Private-sector job creation has been paltry since the turn of the twenty-first century in America. The bare statistics are that fewer than 59 percent of American adults were working in 2011, compared to 64 percent in 2000.33 Offshoring broadly defined to include the Apple problem is the major reason. Indeed, virtually no private-sector jobs on a net basis were created during the halcyon days of offshoring from 1999– 2007 prior to the credit crisis and ensuing recession. Economists such as Nancy Folbre have determined that offshoring weakens the link between economic growth and domestic job creation. Using capacity at foreign affiliates, US firms can meet rising American demand with imports, without adding proportionately to domestic employment during recoveries.34 Imports have risen, not employment.

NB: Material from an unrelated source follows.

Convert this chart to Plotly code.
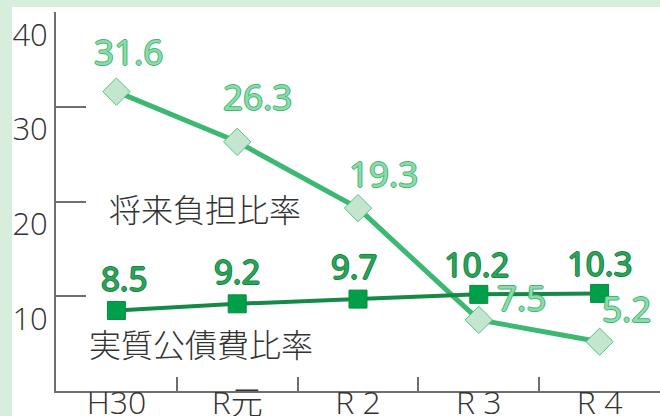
import plotly.graph_objects as go

# Data
years = ["H30", "R元", "R 2", "R 3", "R 4"]
future_burden = [31.6, 26.3, 19.3, 7.5, 5.2]       # 将来負担比率
debt_service = [8.5, 9.2, 9.7, 10.2, 10.3]          # 実質公債費比率
y_ticks = [10, 20, 30, 40]

# Style
font_jp = "Noto Sans CJK JP"
font_num = "Open Sans"
light_line = "#3cb873"
light_fill = "#c4e6cf"
dark_line = "#168a45"
dark_fill = "#00a04a"
axis_gray = "#6e6e6e"

def outline(color, w=1):
    return ", ".join(f"{dx}px {dy}px 0 {color}" for dx, dy in
                     [(w, 0), (-w, 0), (0, w), (0, -w)])

# label offsets (pixels) relative to each marker
light_dx = [12, 20, 25, 43, 27]
light_dy = [40, 45, 35, 22, 33]
dark_dx = [8, 0, -4, -2, 0]
dark_dy = [32, 32, 33, 30, 30]

fig = go.Figure()

fig.add_trace(go.Scatter(
    x=years, y=future_burden, mode="lines+markers",
    line=dict(color=light_line, width=5),
    marker=dict(symbol="diamond", size=21, color=light_fill,
                line=dict(color="#55c283", width=1)),
    showlegend=False, hoverinfo="skip"
))

fig.add_trace(go.Scatter(
    x=years, y=debt_service, mode="lines+markers",
    line=dict(color=dark_line, width=4),
    marker=dict(symbol="square", size=18, color=dark_fill,
                line=dict(color="#0a8a3e", width=1)),
    showlegend=False, hoverinfo="skip"
))

annotations = []
for i, v in enumerate(future_burden):
    annotations.append(dict(
        x=i, y=v, xref="x", yref="y", text=f"{v}", showarrow=False,
        xanchor="center", yanchor="middle",
        xshift=light_dx[i], yshift=light_dy[i],
        font=dict(family=font_num, size=35, color="#8fdaab", weight=400,
                  shadow=outline("#3db870"))
    ))
for i, v in enumerate(debt_service):
    annotations.append(dict(
        x=i, y=v, xref="x", yref="y", text=f"{v}", showarrow=False,
        xanchor="center", yanchor="middle",
        xshift=dark_dx[i], yshift=dark_dy[i],
        font=dict(family=font_num, size=33, color="#2ba45c", weight=500,
                  shadow=outline("#16853f"))
    ))

# series names
annotations.append(dict(
    x=0.247, y=0.483, xref="paper", yref="paper", text="将来負担比率",
    showarrow=False, xanchor="center", yanchor="middle",
    font=dict(family=font_jp, size=32, color="#333333", weight=300)
))
annotations.append(dict(
    x=0.240, y=0.127, xref="paper", yref="paper", text="実質公債費比率",
    showarrow=False, xanchor="center", yanchor="middle",
    font=dict(family=font_jp, size=32, color="#333333", weight=300)
))

# light green frame strips (left and top)
shapes = [
    dict(type="rect", xref="paper", yref="paper", layer="below",
         x0=-56 / 604, x1=-44 / 604, y0=-25 / 379, y1=1 + 12 / 379,
         fillcolor="#d8eedd", line_width=0),
    dict(type="rect", xref="paper", yref="paper", layer="below",
         x0=-56 / 604, x1=1, y0=1 + 5 / 379, y1=1 + 12 / 379,
         fillcolor="#d8eedd", line_width=0),
]

fig.update_layout(
    width=660, height=416,
    margin=dict(l=56, r=0, t=12, b=25),
    paper_bgcolor="white", plot_bgcolor="white",
    annotations=annotations, shapes=shapes,
    xaxis=dict(
        type="category", range=[-0.5, 4.5], tickson="boundaries",
        ticks="inside", ticklen=14, tickwidth=2, tickcolor=axis_gray,
        showline=True, linecolor=axis_gray, linewidth=2,
        showgrid=False, zeroline=False, automargin=False,
        ticklabelstandoff=-17,
        tickfont=dict(family="Open Sans, Noto Sans CJK JP", size=32,
                      color="#333333", weight=300),
    ),
    yaxis=dict(
        range=[0, 40], tickvals=y_ticks,
        ticks="inside", ticklen=30, tickwidth=2, tickcolor=axis_gray,
        ticklabelposition="outside bottom",
        showline=True, linecolor=axis_gray, linewidth=2,
        showgrid=False, zeroline=False, automargin=False,
        tickfont=dict(family=font_num, size=31, color="#333333", weight=300),
    ),
)

# remove the default page margin so the chart sits at the window's corner
fig.write_html("out.html", config={"displayModeBar": False},
               post_script="document.body.style.margin='0';")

The data are informative. Prior to 2000, US companies opening or expanding domestic operations added nearly eight employees for every 100 already on the payroll. That dropped to a rate of seven during the 2001 recession. Surprisingly, it remained there during the boom period which followed before declining yet again, to a rate of six during the 2008 recession.35 And Robert Shapiro, former undersecretary of commerce for economic affairs in the Clinton administration, noted in February 2013 that private-sector job growth has averaged only 1.25 percent annually since the recovery began in 2009. That is just a fraction of the rate during the comparable recovery periods following the 1981 recession (3.7 percent) and 1990 recession (2.3 percent).36 This new dynamic obviating Okun’s Law has added greatly to the woes of attaining enduring American prosperity through the creation of high-value jobs domestically. And the solution rests largely with resolving the Apple problem.